*Directions for this task*.
Please give the listing again, word for word, with nothing left out.

*Data excerpt*.
....

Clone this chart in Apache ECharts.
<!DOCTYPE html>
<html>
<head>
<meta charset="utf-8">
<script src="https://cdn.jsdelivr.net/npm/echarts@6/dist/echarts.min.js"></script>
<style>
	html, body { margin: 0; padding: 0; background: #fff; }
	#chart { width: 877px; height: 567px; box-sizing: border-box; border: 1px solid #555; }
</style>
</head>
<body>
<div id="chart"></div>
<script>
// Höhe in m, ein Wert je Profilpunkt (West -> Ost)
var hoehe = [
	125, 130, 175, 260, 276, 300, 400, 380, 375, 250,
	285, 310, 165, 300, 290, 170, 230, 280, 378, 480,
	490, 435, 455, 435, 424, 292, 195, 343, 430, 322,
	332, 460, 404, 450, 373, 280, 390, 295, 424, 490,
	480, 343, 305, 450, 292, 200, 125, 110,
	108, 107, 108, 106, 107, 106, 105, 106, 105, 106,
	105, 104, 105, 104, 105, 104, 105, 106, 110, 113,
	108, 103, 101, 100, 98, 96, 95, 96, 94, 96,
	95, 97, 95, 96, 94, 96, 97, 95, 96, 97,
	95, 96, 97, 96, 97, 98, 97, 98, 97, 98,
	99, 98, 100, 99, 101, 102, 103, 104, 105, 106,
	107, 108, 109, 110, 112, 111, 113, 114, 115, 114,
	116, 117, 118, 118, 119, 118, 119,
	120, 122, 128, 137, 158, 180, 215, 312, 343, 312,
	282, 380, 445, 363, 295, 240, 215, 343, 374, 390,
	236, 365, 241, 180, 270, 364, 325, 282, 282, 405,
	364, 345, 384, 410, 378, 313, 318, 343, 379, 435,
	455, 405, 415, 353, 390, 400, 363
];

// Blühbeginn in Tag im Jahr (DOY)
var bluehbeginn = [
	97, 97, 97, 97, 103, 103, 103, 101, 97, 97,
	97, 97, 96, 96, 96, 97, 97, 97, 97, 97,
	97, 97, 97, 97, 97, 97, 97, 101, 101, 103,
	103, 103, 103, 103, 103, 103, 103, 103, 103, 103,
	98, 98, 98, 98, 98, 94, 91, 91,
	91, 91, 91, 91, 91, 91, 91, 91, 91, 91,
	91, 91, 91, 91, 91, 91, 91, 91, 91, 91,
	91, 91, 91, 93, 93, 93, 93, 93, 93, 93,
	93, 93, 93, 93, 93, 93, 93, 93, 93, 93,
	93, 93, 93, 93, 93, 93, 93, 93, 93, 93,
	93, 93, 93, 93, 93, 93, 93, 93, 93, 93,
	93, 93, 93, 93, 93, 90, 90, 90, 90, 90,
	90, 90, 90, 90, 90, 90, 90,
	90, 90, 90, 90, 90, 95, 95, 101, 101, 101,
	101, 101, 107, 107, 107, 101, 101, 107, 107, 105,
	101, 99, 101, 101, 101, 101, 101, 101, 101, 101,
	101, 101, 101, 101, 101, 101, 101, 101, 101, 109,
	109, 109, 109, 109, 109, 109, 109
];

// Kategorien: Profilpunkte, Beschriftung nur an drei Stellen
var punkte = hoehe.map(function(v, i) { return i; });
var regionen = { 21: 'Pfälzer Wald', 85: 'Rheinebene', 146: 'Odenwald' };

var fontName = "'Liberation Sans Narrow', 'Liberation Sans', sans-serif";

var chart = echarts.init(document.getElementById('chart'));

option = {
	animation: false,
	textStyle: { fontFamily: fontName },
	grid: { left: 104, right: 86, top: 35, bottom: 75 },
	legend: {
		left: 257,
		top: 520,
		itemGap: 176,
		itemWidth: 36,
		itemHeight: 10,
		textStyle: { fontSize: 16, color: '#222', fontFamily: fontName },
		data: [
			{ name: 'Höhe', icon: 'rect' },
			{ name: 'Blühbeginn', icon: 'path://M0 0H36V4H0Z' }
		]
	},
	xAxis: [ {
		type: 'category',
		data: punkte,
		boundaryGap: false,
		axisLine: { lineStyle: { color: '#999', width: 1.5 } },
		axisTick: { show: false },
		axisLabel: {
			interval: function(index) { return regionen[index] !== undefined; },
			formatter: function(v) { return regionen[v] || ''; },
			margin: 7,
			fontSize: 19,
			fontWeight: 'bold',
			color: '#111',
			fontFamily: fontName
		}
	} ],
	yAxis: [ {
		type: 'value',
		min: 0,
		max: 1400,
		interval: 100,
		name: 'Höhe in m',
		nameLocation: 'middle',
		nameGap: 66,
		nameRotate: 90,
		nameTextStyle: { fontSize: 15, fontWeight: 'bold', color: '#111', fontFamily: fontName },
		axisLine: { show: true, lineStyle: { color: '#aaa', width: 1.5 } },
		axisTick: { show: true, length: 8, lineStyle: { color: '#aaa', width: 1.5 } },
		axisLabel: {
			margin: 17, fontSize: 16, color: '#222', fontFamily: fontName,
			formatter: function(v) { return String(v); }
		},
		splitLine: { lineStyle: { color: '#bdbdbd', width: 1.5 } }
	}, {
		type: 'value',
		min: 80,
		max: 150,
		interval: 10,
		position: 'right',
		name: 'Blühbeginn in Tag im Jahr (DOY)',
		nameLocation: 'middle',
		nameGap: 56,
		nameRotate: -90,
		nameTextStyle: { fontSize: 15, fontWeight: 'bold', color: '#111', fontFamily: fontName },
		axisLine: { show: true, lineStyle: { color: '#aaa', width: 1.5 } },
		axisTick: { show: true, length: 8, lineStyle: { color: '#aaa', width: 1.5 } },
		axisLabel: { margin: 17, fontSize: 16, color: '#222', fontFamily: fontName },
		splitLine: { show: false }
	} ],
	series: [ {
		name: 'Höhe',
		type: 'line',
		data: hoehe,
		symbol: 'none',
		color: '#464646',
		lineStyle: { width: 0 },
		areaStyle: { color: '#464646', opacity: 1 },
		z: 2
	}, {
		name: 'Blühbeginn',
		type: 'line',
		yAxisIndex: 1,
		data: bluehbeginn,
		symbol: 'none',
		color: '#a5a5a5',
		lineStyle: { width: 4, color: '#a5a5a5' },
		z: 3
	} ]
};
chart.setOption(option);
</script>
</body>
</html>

....

*Result of this task*.
Clone this chart in Apache ECharts.
<!DOCTYPE html>
<html>
<head>
<meta charset="utf-8">
<script src="https://cdn.jsdelivr.net/npm/echarts@6/dist/echarts.min.js"></script>
<style>
	html, body { margin: 0; padding: 0; background: #fff; }
	#chart { width: 877px; height: 567px; box-sizing: border-box; border: 1px solid #555; }
</style>
</head>
<body>
<div id="chart"></div>
<script>
// Höhe in m, ein Wert je Profilpunkt (West -> Ost)
var hoehe = [
	125, 130, 175, 260, 276, 300, 400, 380, 375, 250,
	285, 310, 165, 300, 290, 170, 230, 280, 378, 480,
	490, 435, 455, 435, 424, 292, 195, 343, 430, 322,
	332, 460, 404, 450, 373, 280, 390, 295, 424, 490,
	480, 343, 305, 450, 292, 200, 125, 110,
	108, 107, 108, 106, 107, 106, 105, 106, 105, 106,
	105, 104, 105, 104, 105, 104, 105, 106, 110, 113,
	108, 103, 101, 100, 98, 96, 95, 96, 94, 96,
	95, 97, 95, 96, 94, 96, 97, 95, 96, 97,
	95, 96, 97, 96, 97, 98, 97, 98, 97, 98,
	99, 98, 100, 99, 101, 102, 103, 104, 105, 106,
	107, 108, 109, 110, 112, 111, 113, 114, 115, 114,
	116, 117, 118, 118, 119, 118, 119,
	120, 122, 128, 137, 158, 180, 215, 312, 343, 312,
	282, 380, 445, 363, 295, 240, 215, 343, 374, 390,
	236, 365, 241, 180, 270, 364, 325, 282, 282, 405,
	364, 345, 384, 410, 378, 313, 318, 343, 379, 435,
	455, 405, 415, 353, 390, 400, 363
];

// Blühbeginn in Tag im Jahr (DOY)
var bluehbeginn = [
	97, 97, 97, 97, 103, 103, 103, 101, 97, 97,
	97, 97, 96, 96, 96, 97, 97, 97, 97, 97,
	97, 97, 97, 97, 97, 97, 97, 101, 101, 103,
	103, 103, 103, 103, 103, 103, 103, 103, 103, 103,
	98, 98, 98, 98, 98, 94, 91, 91,
	91, 91, 91, 91, 91, 91, 91, 91, 91, 91,
	91, 91, 91, 91, 91, 91, 91, 91, 91, 91,
	91, 91, 91, 93, 93, 93, 93, 93, 93, 93,
	93, 93, 93, 93, 93, 93, 93, 93, 93, 93,
	93, 93, 93, 93, 93, 93, 93, 93, 93, 93,
	93, 93, 93, 93, 93, 93, 93, 93, 93, 93,
	93, 93, 93, 93, 93, 90, 90, 90, 90, 90,
	90, 90, 90, 90, 90, 90, 90,
	90, 90, 90, 90, 90, 95, 95, 101, 101, 101,
	101, 101, 107, 107, 107, 101, 101, 107, 107, 105,
	101, 99, 101, 101, 101, 101, 101, 101, 101, 101,
	101, 101, 101, 101, 101, 101, 101, 101, 101, 109,
	109, 109, 109, 109, 109, 109, 109
];

// Kategorien: Profilpunkte, Beschriftung nur an drei Stellen
var punkte = hoehe.map(function(v, i) { return i; });
var regionen = { 21: 'Pfälzer Wald', 85: 'Rheinebene', 146: 'Odenwald' };

var fontName = "'Liberation Sans Narrow', 'Liberation Sans', sans-serif";

var chart = echarts.init(document.getElementById('chart'));

option = {
	animation: false,
	textStyle: { fontFamily: fontName },
	grid: { left: 104, right: 86, top: 35, bottom: 75 },
	legend: {
		left: 257,
		top: 520,
		itemGap: 176,
		itemWidth: 36,
		itemHeight: 10,
		textStyle: { fontSize: 16, color: '#222', fontFamily: fontName },
		data: [
			{ name: 'Höhe', icon: 'rect' },
			{ name: 'Blühbeginn', icon: 'path://M0 0H36V4H0Z' }
		]
	},
	xAxis: [ {
		type: 'category',
		data: punkte,
		boundaryGap: false,
		axisLine: { lineStyle: { color: '#999', width: 1.5 } },
		axisTick: { show: false },
		axisLabel: {
			interval: function(index) { return regionen[index] !== undefined; },
			formatter: function(v) { return regionen[v] || ''; },
			margin: 7,
			fontSize: 19,
			fontWeight: 'bold',
			color: '#111',
			fontFamily: fontName
		}
	} ],
	yAxis: [ {
		type: 'value',
		min: 0,
		max: 1400,
		interval: 100,
		name: 'Höhe in m',
		nameLocation: 'middle',
		nameGap: 66,
		nameRotate: 90,
		nameTextStyle: { fontSize: 15, fontWeight: 'bold', color: '#111', fontFamily: fontName },
		axisLine: { show: true, lineStyle: { color: '#aaa', width: 1.5 } },
		axisTick: { show: true, length: 8, lineStyle: { color: '#aaa', width: 1.5 } },
		axisLabel: {
			margin: 17, fontSize: 16, color: '#222', fontFamily: fontName,
			formatter: function(v) { return String(v); }
		},
		splitLine: { lineStyle: { color: '#bdbdbd', width: 1.5 } }
	}, {
		type: 'value',
		min: 80,
		max: 150,
		interval: 10,
		position: 'right',
		name: 'Blühbeginn in Tag im Jahr (DOY)',
		nameLocation: 'middle',
		nameGap: 56,
		nameRotate: -90,
		nameTextStyle: { fontSize: 15, fontWeight: 'bold', color: '#111', fontFamily: fontName },
		axisLine: { show: true, lineStyle: { color: '#aaa', width: 1.5 } },
		axisTick: { show: true, length: 8, lineStyle: { color: '#aaa', width: 1.5 } },
		axisLabel: { margin: 17, fontSize: 16, color: '#222', fontFamily: fontName },
		splitLine: { show: false }
	} ],
	series: [ {
		name: 'Höhe',
		type: 'line',
		data: hoehe,
		symbol: 'none',
		color: '#464646',
		lineStyle: { width: 0 },
		areaStyle: { color: '#464646', opacity: 1 },
		z: 2
	}, {
		name: 'Blühbeginn',
		type: 'line',
		yAxisIndex: 1,
		data: bluehbeginn,
		symbol: 'none',
		color: '#a5a5a5',
		lineStyle: { width: 4, color: '#a5a5a5' },
		z: 3
	} ]
};
chart.setOption(option);
</script>
</body>
</html>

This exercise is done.